Pick out all lines in the listing holding the string "that" and copy them.

==== Material to process ====

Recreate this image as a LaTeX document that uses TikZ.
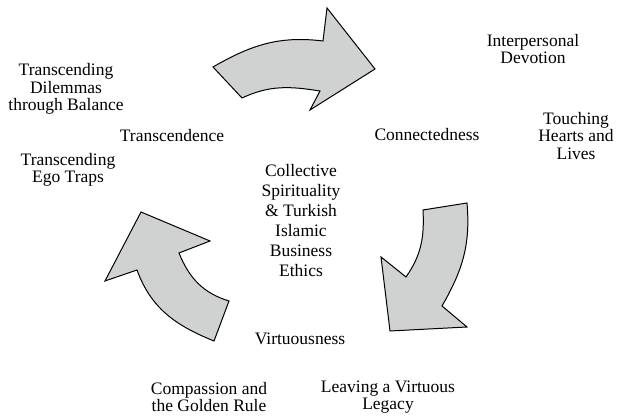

====
==== Material to process ====

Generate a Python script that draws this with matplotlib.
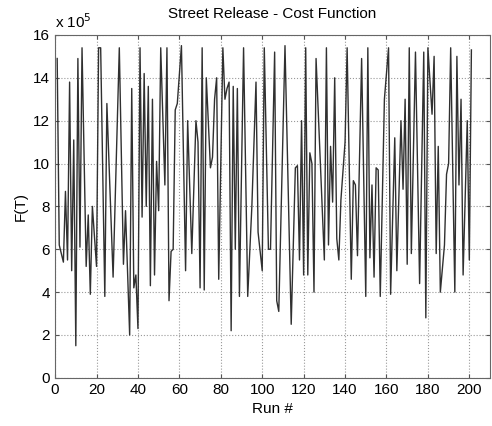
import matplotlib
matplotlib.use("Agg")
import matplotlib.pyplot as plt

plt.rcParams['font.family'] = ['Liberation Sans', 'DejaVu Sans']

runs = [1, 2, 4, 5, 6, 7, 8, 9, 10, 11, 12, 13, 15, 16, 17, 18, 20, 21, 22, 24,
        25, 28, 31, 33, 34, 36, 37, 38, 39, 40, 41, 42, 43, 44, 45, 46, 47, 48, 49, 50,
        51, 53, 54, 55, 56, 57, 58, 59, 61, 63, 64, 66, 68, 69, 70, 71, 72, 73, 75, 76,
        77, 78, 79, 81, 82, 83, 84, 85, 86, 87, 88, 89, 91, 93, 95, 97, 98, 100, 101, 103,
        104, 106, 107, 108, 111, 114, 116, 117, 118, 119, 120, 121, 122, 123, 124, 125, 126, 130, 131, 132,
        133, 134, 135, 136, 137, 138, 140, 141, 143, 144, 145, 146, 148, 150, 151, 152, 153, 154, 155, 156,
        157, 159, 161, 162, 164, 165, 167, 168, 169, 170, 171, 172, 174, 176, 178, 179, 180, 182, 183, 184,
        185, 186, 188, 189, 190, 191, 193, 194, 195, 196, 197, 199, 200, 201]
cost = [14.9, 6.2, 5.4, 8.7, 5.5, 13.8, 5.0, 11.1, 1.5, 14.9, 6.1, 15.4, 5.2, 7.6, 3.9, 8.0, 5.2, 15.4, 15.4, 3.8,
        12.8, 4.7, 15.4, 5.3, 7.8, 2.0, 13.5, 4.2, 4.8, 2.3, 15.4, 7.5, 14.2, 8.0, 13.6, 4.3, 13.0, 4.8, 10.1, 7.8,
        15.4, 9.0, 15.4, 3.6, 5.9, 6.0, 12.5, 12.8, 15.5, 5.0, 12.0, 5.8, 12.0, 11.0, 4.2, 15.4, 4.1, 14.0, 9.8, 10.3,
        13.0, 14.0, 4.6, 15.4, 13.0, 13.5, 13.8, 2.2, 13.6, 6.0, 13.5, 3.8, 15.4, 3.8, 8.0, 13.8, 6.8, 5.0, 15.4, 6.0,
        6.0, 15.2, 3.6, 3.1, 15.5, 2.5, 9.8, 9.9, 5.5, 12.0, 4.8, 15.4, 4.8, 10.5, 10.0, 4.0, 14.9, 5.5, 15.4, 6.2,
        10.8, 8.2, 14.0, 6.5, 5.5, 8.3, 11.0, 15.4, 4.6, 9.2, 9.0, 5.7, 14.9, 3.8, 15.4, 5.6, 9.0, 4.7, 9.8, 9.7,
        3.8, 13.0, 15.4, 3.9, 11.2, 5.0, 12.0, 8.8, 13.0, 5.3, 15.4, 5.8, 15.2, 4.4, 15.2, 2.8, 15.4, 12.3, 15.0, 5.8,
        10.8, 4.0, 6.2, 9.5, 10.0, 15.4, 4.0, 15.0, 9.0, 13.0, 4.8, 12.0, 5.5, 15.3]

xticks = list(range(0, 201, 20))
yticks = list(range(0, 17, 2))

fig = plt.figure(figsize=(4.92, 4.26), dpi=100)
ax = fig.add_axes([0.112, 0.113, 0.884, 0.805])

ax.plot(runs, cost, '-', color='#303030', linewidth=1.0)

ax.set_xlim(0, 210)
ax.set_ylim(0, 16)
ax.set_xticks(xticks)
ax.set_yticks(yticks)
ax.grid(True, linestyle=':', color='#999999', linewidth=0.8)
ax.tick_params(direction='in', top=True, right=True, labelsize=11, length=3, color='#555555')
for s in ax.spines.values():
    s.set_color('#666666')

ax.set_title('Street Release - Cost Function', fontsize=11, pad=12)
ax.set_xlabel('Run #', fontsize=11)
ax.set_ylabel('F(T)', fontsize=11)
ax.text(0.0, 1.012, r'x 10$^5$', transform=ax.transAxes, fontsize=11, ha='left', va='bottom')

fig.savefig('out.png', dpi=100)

====
==== Material to process ====

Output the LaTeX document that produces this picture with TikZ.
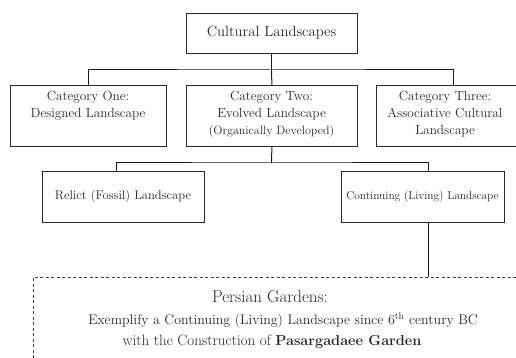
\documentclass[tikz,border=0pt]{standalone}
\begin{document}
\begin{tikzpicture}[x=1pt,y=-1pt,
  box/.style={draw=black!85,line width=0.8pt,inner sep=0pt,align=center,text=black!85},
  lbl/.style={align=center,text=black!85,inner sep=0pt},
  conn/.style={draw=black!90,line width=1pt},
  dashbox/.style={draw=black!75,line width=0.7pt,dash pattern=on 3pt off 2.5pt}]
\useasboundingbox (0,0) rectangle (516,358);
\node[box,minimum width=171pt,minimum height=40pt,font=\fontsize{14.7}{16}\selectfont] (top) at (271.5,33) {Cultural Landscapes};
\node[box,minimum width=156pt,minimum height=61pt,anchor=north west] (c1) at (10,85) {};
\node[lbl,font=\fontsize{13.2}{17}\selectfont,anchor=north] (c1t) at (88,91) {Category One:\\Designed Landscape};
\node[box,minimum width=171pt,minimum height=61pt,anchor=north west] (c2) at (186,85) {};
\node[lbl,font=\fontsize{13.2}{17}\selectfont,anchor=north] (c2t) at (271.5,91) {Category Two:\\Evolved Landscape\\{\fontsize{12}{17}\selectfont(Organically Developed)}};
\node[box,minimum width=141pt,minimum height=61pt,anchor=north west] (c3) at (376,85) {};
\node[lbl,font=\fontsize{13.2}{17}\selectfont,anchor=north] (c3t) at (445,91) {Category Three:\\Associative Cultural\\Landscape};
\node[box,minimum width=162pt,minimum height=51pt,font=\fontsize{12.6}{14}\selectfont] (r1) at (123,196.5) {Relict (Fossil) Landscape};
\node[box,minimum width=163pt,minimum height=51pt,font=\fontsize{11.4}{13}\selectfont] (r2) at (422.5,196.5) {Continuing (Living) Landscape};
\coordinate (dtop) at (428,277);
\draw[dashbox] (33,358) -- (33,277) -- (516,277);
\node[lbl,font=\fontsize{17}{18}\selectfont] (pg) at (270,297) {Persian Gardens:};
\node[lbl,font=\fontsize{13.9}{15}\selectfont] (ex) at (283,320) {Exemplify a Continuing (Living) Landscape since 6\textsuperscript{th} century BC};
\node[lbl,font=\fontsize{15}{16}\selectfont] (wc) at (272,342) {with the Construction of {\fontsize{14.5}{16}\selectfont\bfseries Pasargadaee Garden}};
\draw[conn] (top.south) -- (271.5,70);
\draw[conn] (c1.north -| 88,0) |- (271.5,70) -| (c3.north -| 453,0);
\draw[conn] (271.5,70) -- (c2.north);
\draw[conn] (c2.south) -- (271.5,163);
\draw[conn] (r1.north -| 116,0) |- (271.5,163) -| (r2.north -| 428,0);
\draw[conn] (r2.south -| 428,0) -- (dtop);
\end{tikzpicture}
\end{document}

====

• [Answer to the exercise]:
Recreate this image as a LaTeX document that uses TikZ.
Generate a Python script that draws this with matplotlib.
Output the LaTeX document that produces this picture with TikZ.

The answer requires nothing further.